2018-05-25

China Real Estate Solution: Suppress Market Supply, Increase Govt Housing

The bulk of new housing in Shenzhen will be government backed.
iFeng: 京沪深发出同频信号!楼市大变局真的来了
The “Housing Construction Plan” proposes that Shenzhen will add 165,000 new housing units this year.

Among them, the establishment of talented people housing, residential housing and public rental housing about 113,800 sets, accounting for 69.5% of the annual total housing construction;

About 50,000 sets of commodity housing were newly constructed, accounting for 30.5% of the total.
What does this mean?

This shows that Shenzhen's new market-oriented commercial housing will be as scarce as a limited edition of luxury goods.

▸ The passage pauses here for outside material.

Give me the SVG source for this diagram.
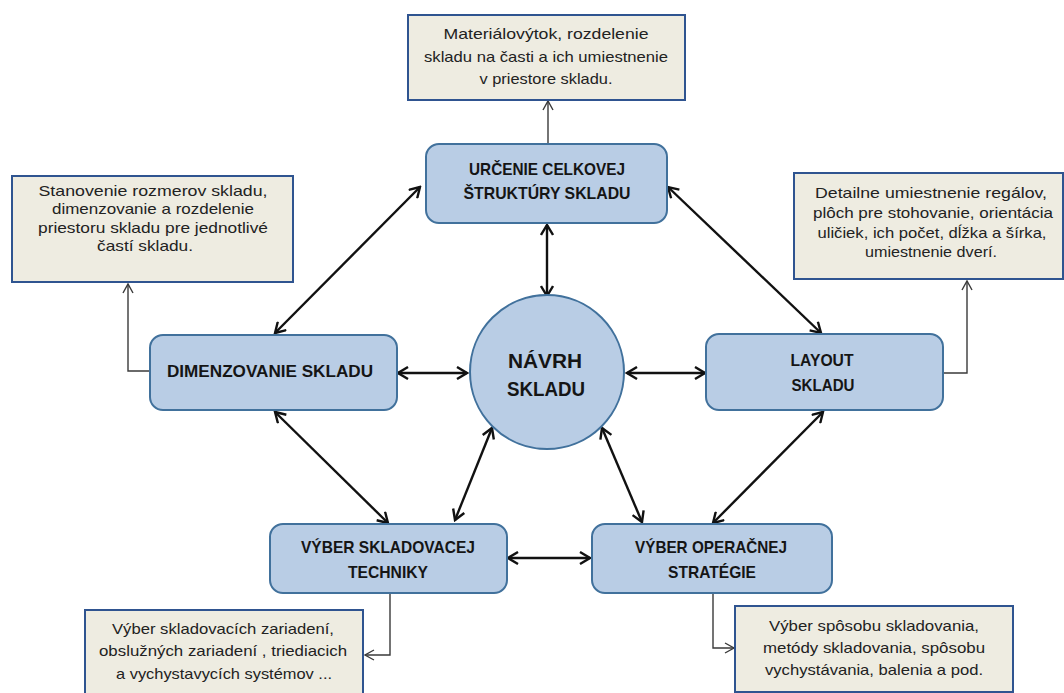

And if we take this data and compared to the programmatic document released before, "Shenzhen City Construction and Land Utilization" 13th Five-Year Plan, the pattern of the Shenzhen property market has undergone great changes far beyond our imagination.
Will China succeed where other governments fail at affordable housing? The current plan is a recipe for high prices:
First, although the supply of first-tier cities is difficult, from the point of view of the official increase in total supply, as long as they are willing to squeeze, they can still exceed their targets.

Here, the so-called "land scarcity in first-tier cities - scarcity of housing supply - rising housing prices" does not necessarily hold.

Second, under the condition that the government can exceed its overall goal, it deliberately depresses the number of commercial housing and substantially increases the number of affordable housing.

The morals are self-evident, that is, to increase the number of houses in the hands of the government as much as possible. When the local government becomes a big banker in the urban real estate market, the good days for real estate speculators are over.
If Chinese cities build too few homes, they will cause soaring prices and an even worse affordability crisis. If they build too many homes, they could depress the market. Or they'll build more empty homes that sit idly to avoid depressing prices. Since China's real estate market isn't exactly a free market already, the impact may not be too great. It's unlikely to solve more problems than it creates, but from the government's perspective, more problems may be acceptable if it finally stabilizes home prices.